From first alert to full restoration, the program encourages emergency management leaders to avail themselves of assistance.  When Hickman County Emergency Management put their agency into the lead role in successive objectives, state facilitators intervened. They pointed out that emergency managers can’t do everything. At some point you wear out, they were warned.  The exercise pointed out the issue of small counties and the lack of resources they face when dealing with a mega disaster.  

The program is not perfect. It can be repetitious and has more than its share of insider jargon. As the program gets beta tested across the Zone, improvements will be ongoing. On its very first day, participants had numerous good suggestions for programmers in attendance. Drop down menus and contact information as the mouse floats over agency names were duly noted.  Marshall County EM at Earthquake workshop

In a meeting for elected officials held in the morning, General Heltzel told County Judge Greg Pruitt that the workshop is the first step in planning for an earthquake preparedness exercise in May 2011 involving federal, state and local officials from eight states. Heltzel is head of the consortium putting the May program together.   

Heltzel’s aim is to establish a joint planning document so the county judges will know what the general is doing and the general will know what the county judges are doing in the critical early hours of a disaster. It is anticipated that at least forty eight hours will pass before the National Guard can assist.
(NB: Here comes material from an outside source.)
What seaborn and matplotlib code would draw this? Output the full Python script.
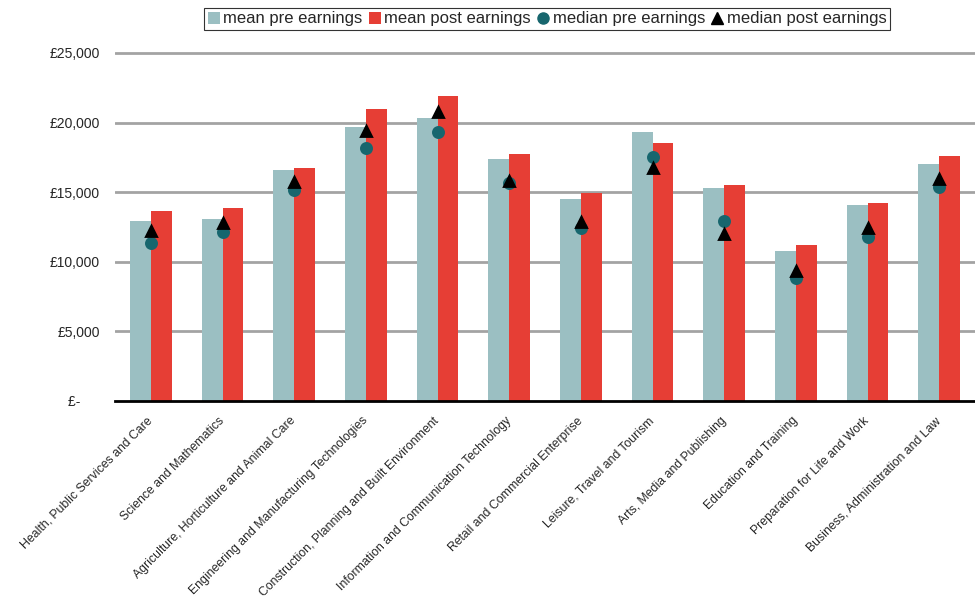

Heltzel had some bad news for Judge Pruitt. The Corps of Engineers geological map shows soil liquefaction of 99% of his county. Out of 244 square miles, less than 400 acres remain solid in a major earthquake event.  The original New Madrid Quake is estimated to be an 8 on the Richter scale.  

This pattern is the same for the eight counties of the Jackson Purchase. That means that buildings that don’t fall down may sink into sand and water slurry. A worst case scenario is for an earthquake event to last from three months to two years. The New Madrid Quake of 1811-1812 lasted sixteen months. Aftershocks in some cases more intense than the initial shock continued for months.   

The New Madrid Quake was the largest in American history. Most US residents, when asked to name the biggest quake in our history, will most often name the San Francisco Quake of 1906.  The mistake is in part because reporting was significantly better in the early 1900s than in early 1800s. There was little loss of life in the New Madrid Quake. Settlers lived in one story log homes. If the quake destroyed them, the settlers either rebuilt or moved away. San Francisco’s quake and subsequent fire destroyed the city with the loss of thousands of lives. It is, for sure, the more memorable event.  

But if New Madrid’s seismic zone fires up as it did in 1811, it will take back the title of biggest and baddest.   

In West Kentucky alone, according to Heltzel, three thousand bridges will be affected. Six are major bridges that if damaged could stop relief by truck convoys. There is predicted to be a large loss of life. A big quake will affect the economy of the whole nation. Transmission lines broken in the quake area can darken the East Coast. Broken natural gas transmission pipelines through West Kentucky will cause hardship for half the nation.  

What’s needed, General Heltzel told twenty people from two small West Kentucky counties, is public awareness and preparation.  General Heltzel was asked by Hickman County Emergency Director Shadd Byassee if earthquakes in surrounding areas have any connection to the New Madrid Seismic Zone.  

Heltzel answered that he has been tracking earthquakes around the world and around the US.   “I can’t say they are related. But we are moving as fast as we can to get a plan in place,” was his rueful reply.